## [GIVEN INSTRUCTION]
Retype exactly the lines from the first one through the line with "ax.plot(x, bostader, color='#151515', lw=2.6, zorder=5)", including both ends; skip any pictures.

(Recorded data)
▼▼▼
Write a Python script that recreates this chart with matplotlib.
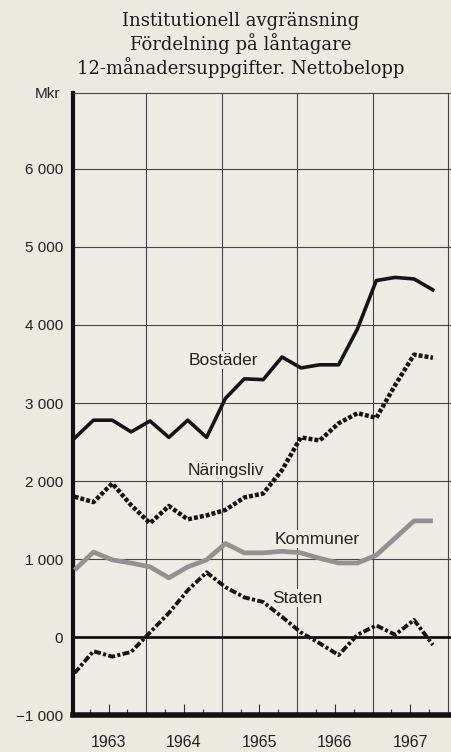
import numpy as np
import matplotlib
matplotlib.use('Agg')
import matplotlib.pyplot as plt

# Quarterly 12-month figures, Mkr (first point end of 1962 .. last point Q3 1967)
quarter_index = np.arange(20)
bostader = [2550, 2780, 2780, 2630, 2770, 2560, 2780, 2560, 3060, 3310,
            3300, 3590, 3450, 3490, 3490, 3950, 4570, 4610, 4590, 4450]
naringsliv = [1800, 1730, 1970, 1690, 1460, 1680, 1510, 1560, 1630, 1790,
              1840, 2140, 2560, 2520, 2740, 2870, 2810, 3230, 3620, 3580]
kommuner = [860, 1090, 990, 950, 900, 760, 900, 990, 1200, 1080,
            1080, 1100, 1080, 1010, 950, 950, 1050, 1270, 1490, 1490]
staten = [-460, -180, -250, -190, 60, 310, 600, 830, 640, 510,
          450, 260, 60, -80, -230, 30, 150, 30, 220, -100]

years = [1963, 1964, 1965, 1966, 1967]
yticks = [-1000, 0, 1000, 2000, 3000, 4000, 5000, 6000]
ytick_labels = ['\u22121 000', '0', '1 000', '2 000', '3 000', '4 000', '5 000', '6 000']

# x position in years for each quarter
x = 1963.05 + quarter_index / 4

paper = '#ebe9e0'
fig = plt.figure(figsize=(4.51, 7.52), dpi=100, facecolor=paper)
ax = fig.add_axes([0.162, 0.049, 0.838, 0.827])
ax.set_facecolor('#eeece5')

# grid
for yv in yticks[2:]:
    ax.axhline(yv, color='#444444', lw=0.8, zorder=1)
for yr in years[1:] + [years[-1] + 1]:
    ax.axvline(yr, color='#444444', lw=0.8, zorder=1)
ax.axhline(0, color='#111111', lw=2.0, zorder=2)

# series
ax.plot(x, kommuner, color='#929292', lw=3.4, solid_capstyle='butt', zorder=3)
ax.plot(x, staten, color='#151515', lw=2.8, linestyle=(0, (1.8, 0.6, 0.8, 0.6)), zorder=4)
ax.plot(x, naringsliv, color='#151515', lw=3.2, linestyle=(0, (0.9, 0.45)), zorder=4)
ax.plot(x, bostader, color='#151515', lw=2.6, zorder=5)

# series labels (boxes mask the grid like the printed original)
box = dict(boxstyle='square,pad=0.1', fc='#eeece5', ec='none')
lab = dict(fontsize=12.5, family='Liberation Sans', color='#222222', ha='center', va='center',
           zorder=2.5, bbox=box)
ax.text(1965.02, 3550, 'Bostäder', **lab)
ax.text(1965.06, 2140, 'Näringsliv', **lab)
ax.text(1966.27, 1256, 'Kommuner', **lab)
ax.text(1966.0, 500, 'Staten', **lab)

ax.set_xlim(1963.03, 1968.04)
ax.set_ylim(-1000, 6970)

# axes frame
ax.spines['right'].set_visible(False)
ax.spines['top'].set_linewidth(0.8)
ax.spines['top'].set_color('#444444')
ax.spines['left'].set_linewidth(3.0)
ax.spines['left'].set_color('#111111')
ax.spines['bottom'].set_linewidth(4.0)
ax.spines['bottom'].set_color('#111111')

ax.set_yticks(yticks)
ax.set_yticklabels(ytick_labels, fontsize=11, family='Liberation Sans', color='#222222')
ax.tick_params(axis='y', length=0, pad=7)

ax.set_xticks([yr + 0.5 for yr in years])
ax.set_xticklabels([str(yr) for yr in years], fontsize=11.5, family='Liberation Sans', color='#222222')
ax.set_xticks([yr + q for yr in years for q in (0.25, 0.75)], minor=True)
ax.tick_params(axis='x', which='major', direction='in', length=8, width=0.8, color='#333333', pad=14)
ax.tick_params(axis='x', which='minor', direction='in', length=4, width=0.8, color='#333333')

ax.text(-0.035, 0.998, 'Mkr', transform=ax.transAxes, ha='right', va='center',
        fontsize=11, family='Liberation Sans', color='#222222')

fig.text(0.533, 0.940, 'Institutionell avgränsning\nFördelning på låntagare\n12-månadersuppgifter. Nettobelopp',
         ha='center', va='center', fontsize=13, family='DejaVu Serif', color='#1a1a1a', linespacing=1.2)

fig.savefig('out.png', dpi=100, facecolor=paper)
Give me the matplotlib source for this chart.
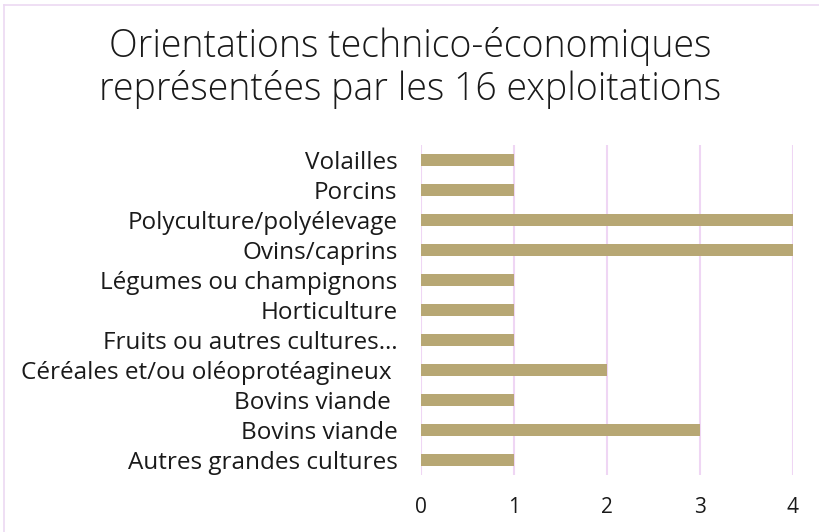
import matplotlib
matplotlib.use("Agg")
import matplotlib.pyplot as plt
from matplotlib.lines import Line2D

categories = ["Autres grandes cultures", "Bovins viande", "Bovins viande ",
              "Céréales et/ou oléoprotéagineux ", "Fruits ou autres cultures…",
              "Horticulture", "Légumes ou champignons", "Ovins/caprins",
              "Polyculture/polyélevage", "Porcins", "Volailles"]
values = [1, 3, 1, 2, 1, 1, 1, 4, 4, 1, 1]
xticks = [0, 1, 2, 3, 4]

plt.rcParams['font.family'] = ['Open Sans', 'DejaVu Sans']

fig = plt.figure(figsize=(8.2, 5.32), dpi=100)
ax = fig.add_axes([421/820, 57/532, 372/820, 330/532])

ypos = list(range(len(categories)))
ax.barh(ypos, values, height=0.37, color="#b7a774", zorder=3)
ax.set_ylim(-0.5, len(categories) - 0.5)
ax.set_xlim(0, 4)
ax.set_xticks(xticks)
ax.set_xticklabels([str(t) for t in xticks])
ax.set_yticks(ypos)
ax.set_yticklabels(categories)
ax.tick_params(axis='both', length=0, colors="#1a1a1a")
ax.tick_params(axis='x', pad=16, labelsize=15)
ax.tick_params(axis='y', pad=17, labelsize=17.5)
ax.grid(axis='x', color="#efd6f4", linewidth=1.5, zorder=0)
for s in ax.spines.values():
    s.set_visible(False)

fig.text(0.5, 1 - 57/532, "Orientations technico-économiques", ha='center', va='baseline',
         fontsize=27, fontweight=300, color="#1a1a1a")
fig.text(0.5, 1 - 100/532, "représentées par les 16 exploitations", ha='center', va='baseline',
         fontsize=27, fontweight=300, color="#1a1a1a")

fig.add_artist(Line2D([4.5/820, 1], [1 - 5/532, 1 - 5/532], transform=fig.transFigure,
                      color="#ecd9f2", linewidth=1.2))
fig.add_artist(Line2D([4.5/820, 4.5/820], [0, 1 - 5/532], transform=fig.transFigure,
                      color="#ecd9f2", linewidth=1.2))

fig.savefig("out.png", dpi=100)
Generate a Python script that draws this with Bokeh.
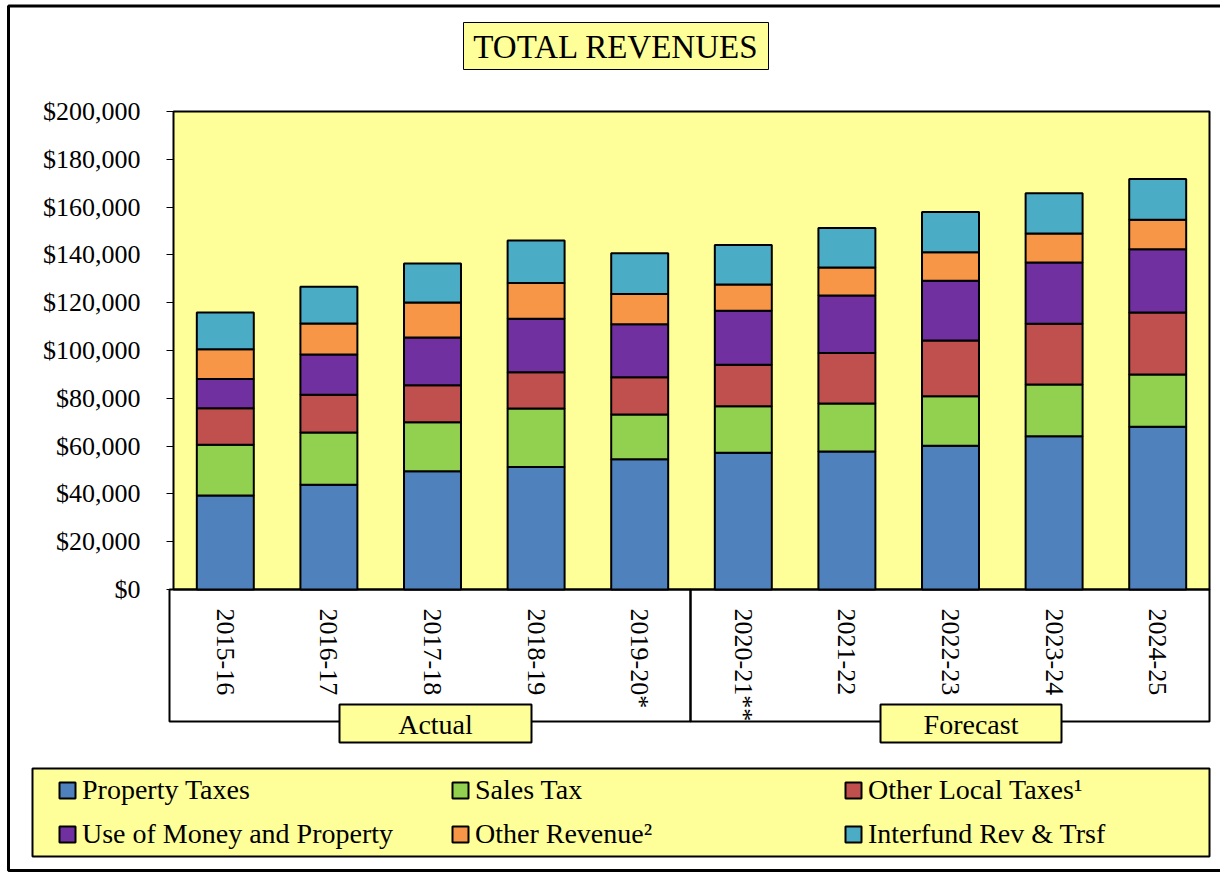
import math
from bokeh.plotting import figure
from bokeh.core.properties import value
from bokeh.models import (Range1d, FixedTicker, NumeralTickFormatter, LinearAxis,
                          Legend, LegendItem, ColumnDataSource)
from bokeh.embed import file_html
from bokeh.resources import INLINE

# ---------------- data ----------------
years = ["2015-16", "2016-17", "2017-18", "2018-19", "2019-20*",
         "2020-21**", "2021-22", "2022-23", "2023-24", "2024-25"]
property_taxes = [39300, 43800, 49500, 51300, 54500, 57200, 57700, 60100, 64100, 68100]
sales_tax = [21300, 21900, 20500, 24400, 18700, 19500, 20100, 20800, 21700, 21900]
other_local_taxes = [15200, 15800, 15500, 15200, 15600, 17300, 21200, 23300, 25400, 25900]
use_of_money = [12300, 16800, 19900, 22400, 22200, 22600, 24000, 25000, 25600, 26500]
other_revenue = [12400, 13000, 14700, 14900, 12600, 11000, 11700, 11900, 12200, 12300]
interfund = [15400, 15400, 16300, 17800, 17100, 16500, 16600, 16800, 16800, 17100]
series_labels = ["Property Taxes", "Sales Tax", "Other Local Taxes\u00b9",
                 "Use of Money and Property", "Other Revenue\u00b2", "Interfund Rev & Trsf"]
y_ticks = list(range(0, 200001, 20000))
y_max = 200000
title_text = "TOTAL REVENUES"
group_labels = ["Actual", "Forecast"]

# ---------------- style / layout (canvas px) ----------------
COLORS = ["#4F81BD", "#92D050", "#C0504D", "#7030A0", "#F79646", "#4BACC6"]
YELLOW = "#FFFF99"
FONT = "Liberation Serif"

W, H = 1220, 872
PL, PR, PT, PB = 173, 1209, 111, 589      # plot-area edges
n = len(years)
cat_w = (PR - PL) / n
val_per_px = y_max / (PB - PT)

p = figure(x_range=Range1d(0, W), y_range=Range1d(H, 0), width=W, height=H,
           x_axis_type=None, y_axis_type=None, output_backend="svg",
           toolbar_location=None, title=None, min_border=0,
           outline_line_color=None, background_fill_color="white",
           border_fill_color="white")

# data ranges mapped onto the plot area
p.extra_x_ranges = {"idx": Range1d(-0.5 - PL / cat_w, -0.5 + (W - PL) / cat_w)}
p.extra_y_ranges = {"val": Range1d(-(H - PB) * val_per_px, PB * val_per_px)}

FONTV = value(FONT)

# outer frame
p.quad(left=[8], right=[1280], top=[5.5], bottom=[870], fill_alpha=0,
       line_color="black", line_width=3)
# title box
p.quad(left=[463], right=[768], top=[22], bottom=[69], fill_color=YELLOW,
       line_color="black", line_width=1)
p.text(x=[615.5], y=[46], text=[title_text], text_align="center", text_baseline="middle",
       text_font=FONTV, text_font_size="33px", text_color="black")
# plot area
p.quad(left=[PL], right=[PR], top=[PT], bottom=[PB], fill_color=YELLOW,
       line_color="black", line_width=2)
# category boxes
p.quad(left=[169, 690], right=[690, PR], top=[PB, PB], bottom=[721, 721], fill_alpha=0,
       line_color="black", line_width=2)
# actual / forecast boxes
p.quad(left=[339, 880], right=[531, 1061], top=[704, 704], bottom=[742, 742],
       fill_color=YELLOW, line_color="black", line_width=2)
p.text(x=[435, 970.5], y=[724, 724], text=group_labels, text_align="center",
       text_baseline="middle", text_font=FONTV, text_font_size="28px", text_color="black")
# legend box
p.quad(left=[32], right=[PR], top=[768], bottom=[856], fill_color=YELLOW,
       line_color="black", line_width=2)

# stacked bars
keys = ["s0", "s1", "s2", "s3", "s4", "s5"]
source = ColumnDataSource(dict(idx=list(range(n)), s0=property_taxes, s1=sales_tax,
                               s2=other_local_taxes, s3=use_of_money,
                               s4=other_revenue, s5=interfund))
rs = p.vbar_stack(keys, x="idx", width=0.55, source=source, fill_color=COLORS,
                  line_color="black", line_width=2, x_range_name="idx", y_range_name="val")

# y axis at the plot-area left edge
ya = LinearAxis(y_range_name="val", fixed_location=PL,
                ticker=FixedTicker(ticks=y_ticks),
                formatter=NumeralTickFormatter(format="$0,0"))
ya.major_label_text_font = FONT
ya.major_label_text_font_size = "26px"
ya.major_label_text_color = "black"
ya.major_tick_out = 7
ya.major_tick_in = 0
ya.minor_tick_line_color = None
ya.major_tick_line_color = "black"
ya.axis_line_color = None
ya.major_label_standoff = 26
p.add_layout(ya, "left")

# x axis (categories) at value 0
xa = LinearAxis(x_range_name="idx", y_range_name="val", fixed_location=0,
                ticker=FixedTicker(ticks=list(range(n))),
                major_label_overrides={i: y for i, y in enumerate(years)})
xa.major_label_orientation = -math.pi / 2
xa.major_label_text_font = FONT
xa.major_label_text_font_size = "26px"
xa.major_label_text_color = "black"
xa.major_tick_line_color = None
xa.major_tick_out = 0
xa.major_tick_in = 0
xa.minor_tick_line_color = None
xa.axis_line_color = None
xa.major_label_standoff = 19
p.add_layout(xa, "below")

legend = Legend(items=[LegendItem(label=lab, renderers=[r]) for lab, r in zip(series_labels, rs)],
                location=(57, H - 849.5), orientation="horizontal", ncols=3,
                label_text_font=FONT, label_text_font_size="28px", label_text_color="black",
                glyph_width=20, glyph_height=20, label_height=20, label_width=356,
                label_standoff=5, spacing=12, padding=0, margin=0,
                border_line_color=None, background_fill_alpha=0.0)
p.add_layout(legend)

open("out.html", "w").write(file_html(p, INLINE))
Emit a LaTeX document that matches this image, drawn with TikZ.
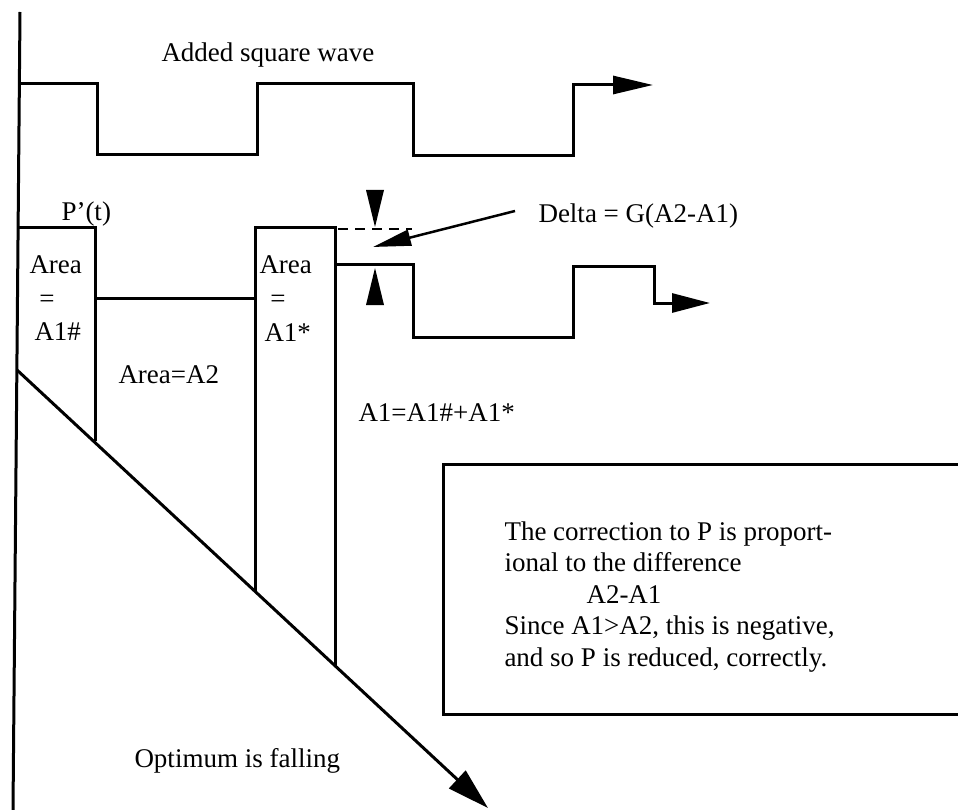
▲▲▲
## [EXERCISE ANSWER]
Write a Python script that recreates this chart with matplotlib.
import numpy as np
import matplotlib
matplotlib.use('Agg')
import matplotlib.pyplot as plt

# Quarterly 12-month figures, Mkr (first point end of 1962 .. last point Q3 1967)
quarter_index = np.arange(20)
bostader = [2550, 2780, 2780, 2630, 2770, 2560, 2780, 2560, 3060, 3310,
            3300, 3590, 3450, 3490, 3490, 3950, 4570, 4610, 4590, 4450]
naringsliv = [1800, 1730, 1970, 1690, 1460, 1680, 1510, 1560, 1630, 1790,
              1840, 2140, 2560, 2520, 2740, 2870, 2810, 3230, 3620, 3580]
kommuner = [860, 1090, 990, 950, 900, 760, 900, 990, 1200, 1080,
            1080, 1100, 1080, 1010, 950, 950, 1050, 1270, 1490, 1490]
staten = [-460, -180, -250, -190, 60, 310, 600, 830, 640, 510,
          450, 260, 60, -80, -230, 30, 150, 30, 220, -100]

years = [1963, 1964, 1965, 1966, 1967]
yticks = [-1000, 0, 1000, 2000, 3000, 4000, 5000, 6000]
ytick_labels = ['\u22121 000', '0', '1 000', '2 000', '3 000', '4 000', '5 000', '6 000']

# x position in years for each quarter
x = 1963.05 + quarter_index / 4

paper = '#ebe9e0'
fig = plt.figure(figsize=(4.51, 7.52), dpi=100, facecolor=paper)
ax = fig.add_axes([0.162, 0.049, 0.838, 0.827])
ax.set_facecolor('#eeece5')

# grid
for yv in yticks[2:]:
    ax.axhline(yv, color='#444444', lw=0.8, zorder=1)
for yr in years[1:] + [years[-1] + 1]:
    ax.axvline(yr, color='#444444', lw=0.8, zorder=1)
ax.axhline(0, color='#111111', lw=2.0, zorder=2)

# series
ax.plot(x, kommuner, color='#929292', lw=3.4, solid_capstyle='butt', zorder=3)
ax.plot(x, staten, color='#151515', lw=2.8, linestyle=(0, (1.8, 0.6, 0.8, 0.6)), zorder=4)
ax.plot(x, naringsliv, color='#151515', lw=3.2, linestyle=(0, (0.9, 0.45)), zorder=4)
ax.plot(x, bostader, color='#151515', lw=2.6, zorder=5)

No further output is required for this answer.